Data block.
┏━━
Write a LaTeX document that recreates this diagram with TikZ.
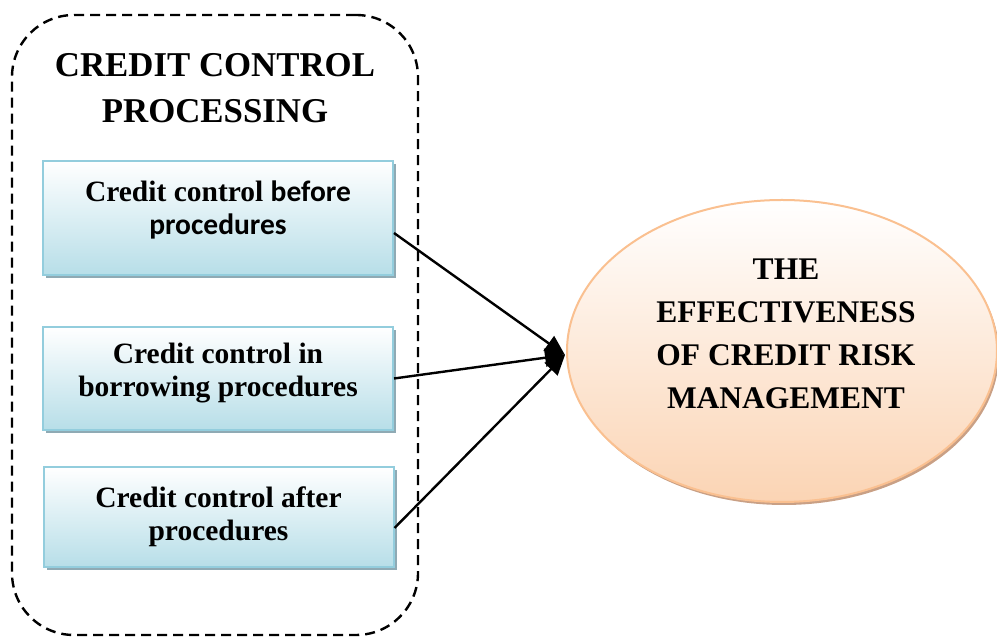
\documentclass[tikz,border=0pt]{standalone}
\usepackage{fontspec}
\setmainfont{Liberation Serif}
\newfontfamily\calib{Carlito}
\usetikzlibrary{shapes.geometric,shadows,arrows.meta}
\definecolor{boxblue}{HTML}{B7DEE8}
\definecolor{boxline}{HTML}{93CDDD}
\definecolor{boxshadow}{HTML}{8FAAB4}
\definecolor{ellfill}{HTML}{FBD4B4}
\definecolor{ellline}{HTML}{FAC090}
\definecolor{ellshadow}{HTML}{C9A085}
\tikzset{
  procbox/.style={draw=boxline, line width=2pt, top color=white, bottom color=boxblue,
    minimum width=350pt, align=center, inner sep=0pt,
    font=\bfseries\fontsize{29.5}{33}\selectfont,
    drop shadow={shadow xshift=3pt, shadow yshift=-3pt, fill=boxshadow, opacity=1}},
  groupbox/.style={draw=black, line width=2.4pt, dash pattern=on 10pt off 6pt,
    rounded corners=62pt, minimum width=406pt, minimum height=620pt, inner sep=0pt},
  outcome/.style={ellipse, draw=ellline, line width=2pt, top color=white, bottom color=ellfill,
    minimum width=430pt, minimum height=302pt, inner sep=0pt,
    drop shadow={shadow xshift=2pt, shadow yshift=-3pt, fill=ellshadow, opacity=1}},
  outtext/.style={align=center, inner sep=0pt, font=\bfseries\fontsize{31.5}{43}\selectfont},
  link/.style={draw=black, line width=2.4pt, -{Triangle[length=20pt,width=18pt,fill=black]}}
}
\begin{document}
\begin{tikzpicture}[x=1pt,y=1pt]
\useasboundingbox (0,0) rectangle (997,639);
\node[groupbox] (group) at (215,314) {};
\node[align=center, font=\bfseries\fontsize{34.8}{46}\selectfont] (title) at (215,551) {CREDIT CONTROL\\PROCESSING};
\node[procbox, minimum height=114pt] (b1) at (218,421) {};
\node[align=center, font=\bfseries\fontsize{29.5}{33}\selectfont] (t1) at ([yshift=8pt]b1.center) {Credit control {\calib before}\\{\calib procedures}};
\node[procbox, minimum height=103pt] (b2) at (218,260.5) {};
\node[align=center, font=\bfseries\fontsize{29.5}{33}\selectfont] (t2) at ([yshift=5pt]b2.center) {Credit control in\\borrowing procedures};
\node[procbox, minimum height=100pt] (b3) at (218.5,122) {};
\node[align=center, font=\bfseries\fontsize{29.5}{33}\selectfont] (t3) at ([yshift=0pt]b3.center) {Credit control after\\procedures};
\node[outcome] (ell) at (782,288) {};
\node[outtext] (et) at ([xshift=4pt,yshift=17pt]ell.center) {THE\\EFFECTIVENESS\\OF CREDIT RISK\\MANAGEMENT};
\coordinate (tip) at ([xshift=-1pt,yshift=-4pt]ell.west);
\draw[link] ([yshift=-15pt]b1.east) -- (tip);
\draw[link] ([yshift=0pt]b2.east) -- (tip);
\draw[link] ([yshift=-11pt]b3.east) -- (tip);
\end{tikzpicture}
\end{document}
┗━━
Brief.
Give the data above again in full and unchanged, skipping the pictures.

Task result.
Write a LaTeX document that recreates this diagram with TikZ.
\documentclass[tikz,border=0pt]{standalone}
\usepackage{fontspec}
\setmainfont{Liberation Serif}
\newfontfamily\calib{Carlito}
\usetikzlibrary{shapes.geometric,shadows,arrows.meta}
\definecolor{boxblue}{HTML}{B7DEE8}
\definecolor{boxline}{HTML}{93CDDD}
\definecolor{boxshadow}{HTML}{8FAAB4}
\definecolor{ellfill}{HTML}{FBD4B4}
\definecolor{ellline}{HTML}{FAC090}
\definecolor{ellshadow}{HTML}{C9A085}
\tikzset{
  procbox/.style={draw=boxline, line width=2pt, top color=white, bottom color=boxblue,
    minimum width=350pt, align=center, inner sep=0pt,
    font=\bfseries\fontsize{29.5}{33}\selectfont,
    drop shadow={shadow xshift=3pt, shadow yshift=-3pt, fill=boxshadow, opacity=1}},
  groupbox/.style={draw=black, line width=2.4pt, dash pattern=on 10pt off 6pt,
    rounded corners=62pt, minimum width=406pt, minimum height=620pt, inner sep=0pt},
  outcome/.style={ellipse, draw=ellline, line width=2pt, top color=white, bottom color=ellfill,
    minimum width=430pt, minimum height=302pt, inner sep=0pt,
    drop shadow={shadow xshift=2pt, shadow yshift=-3pt, fill=ellshadow, opacity=1}},
  outtext/.style={align=center, inner sep=0pt, font=\bfseries\fontsize{31.5}{43}\selectfont},
  link/.style={draw=black, line width=2.4pt, -{Triangle[length=20pt,width=18pt,fill=black]}}
}
\begin{document}
\begin{tikzpicture}[x=1pt,y=1pt]
\useasboundingbox (0,0) rectangle (997,639);
\node[groupbox] (group) at (215,314) {};
\node[align=center, font=\bfseries\fontsize{34.8}{46}\selectfont] (title) at (215,551) {CREDIT CONTROL\\PROCESSING};
\node[procbox, minimum height=114pt] (b1) at (218,421) {};
\node[align=center, font=\bfseries\fontsize{29.5}{33}\selectfont] (t1) at ([yshift=8pt]b1.center) {Credit control {\calib before}\\{\calib procedures}};
\node[procbox, minimum height=103pt] (b2) at (218,260.5) {};
\node[align=center, font=\bfseries\fontsize{29.5}{33}\selectfont] (t2) at ([yshift=5pt]b2.center) {Credit control in\\borrowing procedures};
\node[procbox, minimum height=100pt] (b3) at (218.5,122) {};
\node[align=center, font=\bfseries\fontsize{29.5}{33}\selectfont] (t3) at ([yshift=0pt]b3.center) {Credit control after\\procedures};
\node[outcome] (ell) at (782,288) {};
\node[outtext] (et) at ([xshift=4pt,yshift=17pt]ell.center) {THE\\EFFECTIVENESS\\OF CREDIT RISK\\MANAGEMENT};
\coordinate (tip) at ([xshift=-1pt,yshift=-4pt]ell.west);
\draw[link] ([yshift=-15pt]b1.east) -- (tip);
\draw[link] ([yshift=0pt]b2.east) -- (tip);
\draw[link] ([yshift=-11pt]b3.east) -- (tip);
\end{tikzpicture}
\end{document}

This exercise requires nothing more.